Reproduce the material below line by line, beginning with its first line and ending with the line that contains "height=71pt, text width=307pt]"; leave out pictures.

▶ [Data extract]
====

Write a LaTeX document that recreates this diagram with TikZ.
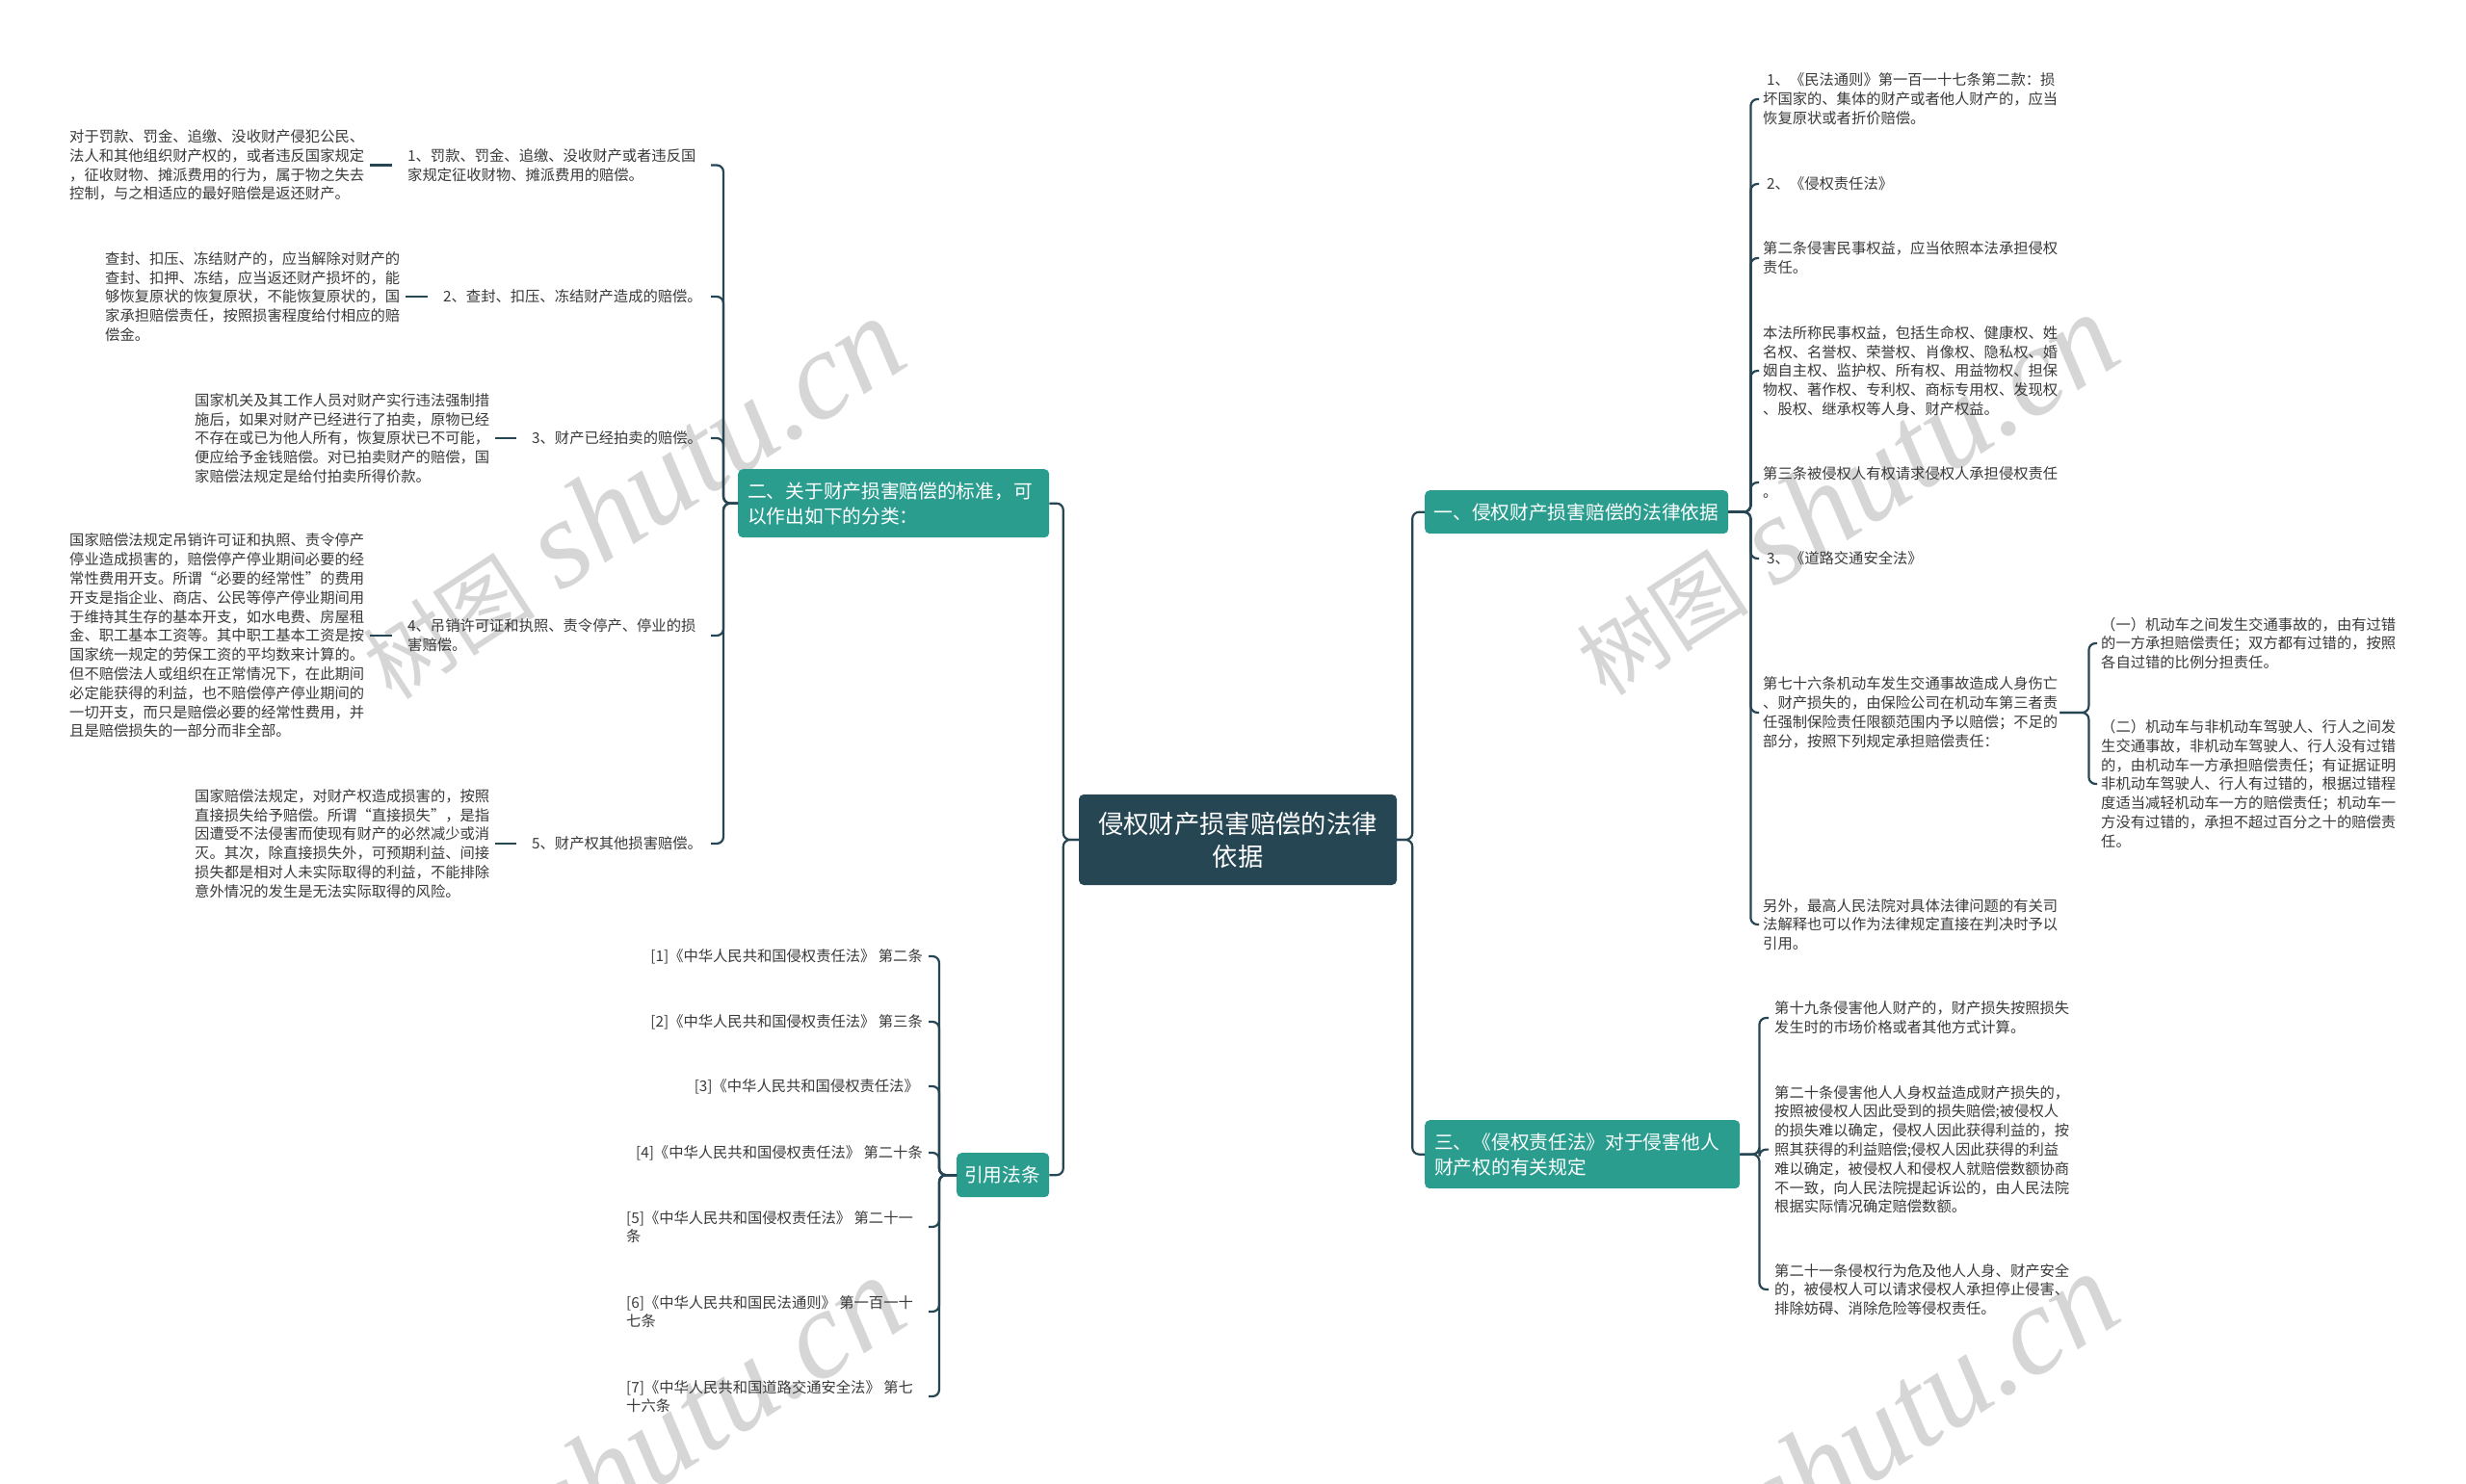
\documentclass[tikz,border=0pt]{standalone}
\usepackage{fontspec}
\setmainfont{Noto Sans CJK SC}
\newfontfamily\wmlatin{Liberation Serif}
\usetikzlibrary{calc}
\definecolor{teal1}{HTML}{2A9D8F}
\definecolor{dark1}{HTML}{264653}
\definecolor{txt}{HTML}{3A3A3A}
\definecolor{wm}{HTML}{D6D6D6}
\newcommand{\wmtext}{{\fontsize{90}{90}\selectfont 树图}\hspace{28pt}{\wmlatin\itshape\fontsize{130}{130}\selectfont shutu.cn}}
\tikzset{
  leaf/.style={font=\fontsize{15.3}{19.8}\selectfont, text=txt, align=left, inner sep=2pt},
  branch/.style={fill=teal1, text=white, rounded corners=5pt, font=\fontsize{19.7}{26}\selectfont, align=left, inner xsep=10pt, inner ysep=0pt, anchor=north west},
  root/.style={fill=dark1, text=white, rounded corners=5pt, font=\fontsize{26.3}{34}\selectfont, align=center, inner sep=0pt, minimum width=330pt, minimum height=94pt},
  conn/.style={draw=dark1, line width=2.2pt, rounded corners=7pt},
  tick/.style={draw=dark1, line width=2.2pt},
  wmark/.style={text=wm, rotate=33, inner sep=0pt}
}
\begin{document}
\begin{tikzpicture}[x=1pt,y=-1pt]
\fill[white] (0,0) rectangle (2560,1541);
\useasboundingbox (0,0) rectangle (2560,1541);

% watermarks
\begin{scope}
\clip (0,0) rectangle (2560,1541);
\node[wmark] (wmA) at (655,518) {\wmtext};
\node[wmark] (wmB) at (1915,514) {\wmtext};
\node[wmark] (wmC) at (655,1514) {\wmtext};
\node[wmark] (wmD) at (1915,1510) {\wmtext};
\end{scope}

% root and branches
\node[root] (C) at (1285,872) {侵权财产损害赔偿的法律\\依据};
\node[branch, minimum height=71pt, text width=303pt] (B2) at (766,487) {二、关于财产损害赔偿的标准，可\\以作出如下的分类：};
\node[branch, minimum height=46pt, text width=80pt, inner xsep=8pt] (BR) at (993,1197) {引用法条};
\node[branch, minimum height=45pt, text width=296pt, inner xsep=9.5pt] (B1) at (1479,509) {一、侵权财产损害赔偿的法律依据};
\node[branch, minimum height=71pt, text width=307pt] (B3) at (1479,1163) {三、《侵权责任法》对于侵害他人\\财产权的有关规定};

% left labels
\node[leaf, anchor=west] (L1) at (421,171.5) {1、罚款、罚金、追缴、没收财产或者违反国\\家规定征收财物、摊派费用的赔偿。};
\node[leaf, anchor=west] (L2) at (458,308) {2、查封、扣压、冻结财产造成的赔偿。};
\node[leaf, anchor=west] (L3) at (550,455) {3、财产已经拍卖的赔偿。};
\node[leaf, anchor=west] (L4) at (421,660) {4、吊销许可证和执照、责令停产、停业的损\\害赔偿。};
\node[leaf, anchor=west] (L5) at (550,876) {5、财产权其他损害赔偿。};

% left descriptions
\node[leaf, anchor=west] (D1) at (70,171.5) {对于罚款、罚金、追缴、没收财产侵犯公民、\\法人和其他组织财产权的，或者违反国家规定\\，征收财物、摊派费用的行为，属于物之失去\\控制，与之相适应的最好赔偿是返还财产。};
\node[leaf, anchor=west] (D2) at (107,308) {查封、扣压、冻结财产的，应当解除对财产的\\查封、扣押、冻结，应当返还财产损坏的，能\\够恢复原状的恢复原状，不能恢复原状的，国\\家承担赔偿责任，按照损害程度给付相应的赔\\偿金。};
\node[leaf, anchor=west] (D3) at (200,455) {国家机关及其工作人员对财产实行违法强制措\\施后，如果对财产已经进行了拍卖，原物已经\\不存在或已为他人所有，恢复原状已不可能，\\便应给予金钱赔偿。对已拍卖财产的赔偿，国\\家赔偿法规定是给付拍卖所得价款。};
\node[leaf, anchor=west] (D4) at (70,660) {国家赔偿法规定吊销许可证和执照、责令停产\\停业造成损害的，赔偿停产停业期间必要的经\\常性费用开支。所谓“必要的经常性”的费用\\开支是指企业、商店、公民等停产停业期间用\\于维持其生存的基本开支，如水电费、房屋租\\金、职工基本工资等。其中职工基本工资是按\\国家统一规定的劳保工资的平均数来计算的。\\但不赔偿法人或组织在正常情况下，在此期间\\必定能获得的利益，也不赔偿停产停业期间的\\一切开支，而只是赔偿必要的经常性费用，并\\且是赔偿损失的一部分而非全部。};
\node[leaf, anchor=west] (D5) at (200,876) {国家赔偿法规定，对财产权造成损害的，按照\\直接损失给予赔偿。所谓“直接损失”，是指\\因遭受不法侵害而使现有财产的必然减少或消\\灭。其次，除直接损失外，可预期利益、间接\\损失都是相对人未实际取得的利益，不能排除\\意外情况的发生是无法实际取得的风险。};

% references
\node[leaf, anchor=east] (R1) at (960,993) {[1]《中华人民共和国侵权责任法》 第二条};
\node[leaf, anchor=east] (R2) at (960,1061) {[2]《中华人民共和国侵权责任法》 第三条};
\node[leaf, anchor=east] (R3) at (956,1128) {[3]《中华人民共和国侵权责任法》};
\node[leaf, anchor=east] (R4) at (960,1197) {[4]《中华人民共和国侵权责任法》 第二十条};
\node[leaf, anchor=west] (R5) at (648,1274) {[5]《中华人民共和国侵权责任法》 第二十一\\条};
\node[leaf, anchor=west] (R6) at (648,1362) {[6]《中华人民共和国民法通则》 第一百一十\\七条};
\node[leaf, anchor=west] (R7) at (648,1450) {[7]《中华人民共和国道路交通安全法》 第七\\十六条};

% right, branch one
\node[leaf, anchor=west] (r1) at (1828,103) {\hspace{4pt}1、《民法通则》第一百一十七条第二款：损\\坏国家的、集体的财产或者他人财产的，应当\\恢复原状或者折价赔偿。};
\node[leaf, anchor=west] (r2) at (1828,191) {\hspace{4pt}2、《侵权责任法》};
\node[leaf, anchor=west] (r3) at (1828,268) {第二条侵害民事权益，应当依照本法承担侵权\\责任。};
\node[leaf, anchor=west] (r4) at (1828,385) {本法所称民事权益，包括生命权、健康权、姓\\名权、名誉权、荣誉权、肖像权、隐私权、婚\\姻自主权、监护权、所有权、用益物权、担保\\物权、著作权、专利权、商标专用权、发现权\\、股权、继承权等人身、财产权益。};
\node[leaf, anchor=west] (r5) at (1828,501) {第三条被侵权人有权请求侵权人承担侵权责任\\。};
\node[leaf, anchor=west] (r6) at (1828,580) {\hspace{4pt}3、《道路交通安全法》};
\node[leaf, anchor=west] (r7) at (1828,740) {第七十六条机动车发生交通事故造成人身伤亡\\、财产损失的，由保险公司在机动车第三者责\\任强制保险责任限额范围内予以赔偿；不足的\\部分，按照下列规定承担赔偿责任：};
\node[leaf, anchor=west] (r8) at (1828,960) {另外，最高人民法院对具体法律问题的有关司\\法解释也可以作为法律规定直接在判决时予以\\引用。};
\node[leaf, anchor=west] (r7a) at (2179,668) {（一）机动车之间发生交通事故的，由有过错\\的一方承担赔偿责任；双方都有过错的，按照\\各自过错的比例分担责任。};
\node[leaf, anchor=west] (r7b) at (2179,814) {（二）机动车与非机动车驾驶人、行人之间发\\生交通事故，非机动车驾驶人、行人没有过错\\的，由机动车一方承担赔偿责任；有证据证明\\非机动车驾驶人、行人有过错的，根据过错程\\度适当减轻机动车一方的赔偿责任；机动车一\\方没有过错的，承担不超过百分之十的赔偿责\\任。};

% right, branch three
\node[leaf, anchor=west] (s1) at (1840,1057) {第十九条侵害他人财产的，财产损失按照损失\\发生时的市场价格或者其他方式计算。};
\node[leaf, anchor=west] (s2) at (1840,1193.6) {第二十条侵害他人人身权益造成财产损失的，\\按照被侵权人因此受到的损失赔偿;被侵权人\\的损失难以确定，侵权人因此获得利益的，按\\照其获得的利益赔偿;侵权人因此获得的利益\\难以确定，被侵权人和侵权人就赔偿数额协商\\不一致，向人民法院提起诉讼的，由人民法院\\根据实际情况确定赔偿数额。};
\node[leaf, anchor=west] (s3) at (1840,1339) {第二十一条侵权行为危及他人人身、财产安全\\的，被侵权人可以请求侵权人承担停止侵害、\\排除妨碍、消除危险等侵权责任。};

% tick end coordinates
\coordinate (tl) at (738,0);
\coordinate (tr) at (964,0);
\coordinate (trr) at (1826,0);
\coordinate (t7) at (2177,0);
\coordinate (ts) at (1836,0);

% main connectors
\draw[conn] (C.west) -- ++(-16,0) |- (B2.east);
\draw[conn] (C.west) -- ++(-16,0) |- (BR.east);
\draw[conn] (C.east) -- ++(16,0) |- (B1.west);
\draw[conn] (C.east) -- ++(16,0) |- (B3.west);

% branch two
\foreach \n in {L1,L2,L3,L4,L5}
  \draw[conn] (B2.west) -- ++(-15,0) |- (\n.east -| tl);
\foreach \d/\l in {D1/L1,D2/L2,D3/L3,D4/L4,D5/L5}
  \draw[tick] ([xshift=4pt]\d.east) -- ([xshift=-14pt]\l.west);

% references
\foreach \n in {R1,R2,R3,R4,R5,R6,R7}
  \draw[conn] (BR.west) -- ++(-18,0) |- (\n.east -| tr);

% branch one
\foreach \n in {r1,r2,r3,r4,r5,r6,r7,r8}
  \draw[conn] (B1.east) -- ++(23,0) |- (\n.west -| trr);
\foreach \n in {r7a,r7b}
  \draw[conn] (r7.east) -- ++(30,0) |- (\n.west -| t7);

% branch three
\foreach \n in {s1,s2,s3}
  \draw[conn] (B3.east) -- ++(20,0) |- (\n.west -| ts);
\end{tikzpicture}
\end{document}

====

▶ [Result]
Write a LaTeX document that recreates this diagram with TikZ.
\documentclass[tikz,border=0pt]{standalone}
\usepackage{fontspec}
\setmainfont{Noto Sans CJK SC}
\newfontfamily\wmlatin{Liberation Serif}
\usetikzlibrary{calc}
\definecolor{teal1}{HTML}{2A9D8F}
\definecolor{dark1}{HTML}{264653}
\definecolor{txt}{HTML}{3A3A3A}
\definecolor{wm}{HTML}{D6D6D6}
\newcommand{\wmtext}{{\fontsize{90}{90}\selectfont 树图}\hspace{28pt}{\wmlatin\itshape\fontsize{130}{130}\selectfont shutu.cn}}
\tikzset{
  leaf/.style={font=\fontsize{15.3}{19.8}\selectfont, text=txt, align=left, inner sep=2pt},
  branch/.style={fill=teal1, text=white, rounded corners=5pt, font=\fontsize{19.7}{26}\selectfont, align=left, inner xsep=10pt, inner ysep=0pt, anchor=north west},
  root/.style={fill=dark1, text=white, rounded corners=5pt, font=\fontsize{26.3}{34}\selectfont, align=center, inner sep=0pt, minimum width=330pt, minimum height=94pt},
  conn/.style={draw=dark1, line width=2.2pt, rounded corners=7pt},
  tick/.style={draw=dark1, line width=2.2pt},
  wmark/.style={text=wm, rotate=33, inner sep=0pt}
}
\begin{document}
\begin{tikzpicture}[x=1pt,y=-1pt]
\fill[white] (0,0) rectangle (2560,1541);
\useasboundingbox (0,0) rectangle (2560,1541);

% watermarks
\begin{scope}
\clip (0,0) rectangle (2560,1541);
\node[wmark] (wmA) at (655,518) {\wmtext};
\node[wmark] (wmB) at (1915,514) {\wmtext};
\node[wmark] (wmC) at (655,1514) {\wmtext};
\node[wmark] (wmD) at (1915,1510) {\wmtext};
\end{scope}

% root and branches
\node[root] (C) at (1285,872) {侵权财产损害赔偿的法律\\依据};
\node[branch, minimum height=71pt, text width=303pt] (B2) at (766,487) {二、关于财产损害赔偿的标准，可\\以作出如下的分类：};
\node[branch, minimum height=46pt, text width=80pt, inner xsep=8pt] (BR) at (993,1197) {引用法条};
\node[branch, minimum height=45pt, text width=296pt, inner xsep=9.5pt] (B1) at (1479,509) {一、侵权财产损害赔偿的法律依据};
\node[branch, minimum height=71pt, text width=307pt] (B3) at (1479,1163) {三、《侵权责任法》对于侵害他人\\财产权的有关规定};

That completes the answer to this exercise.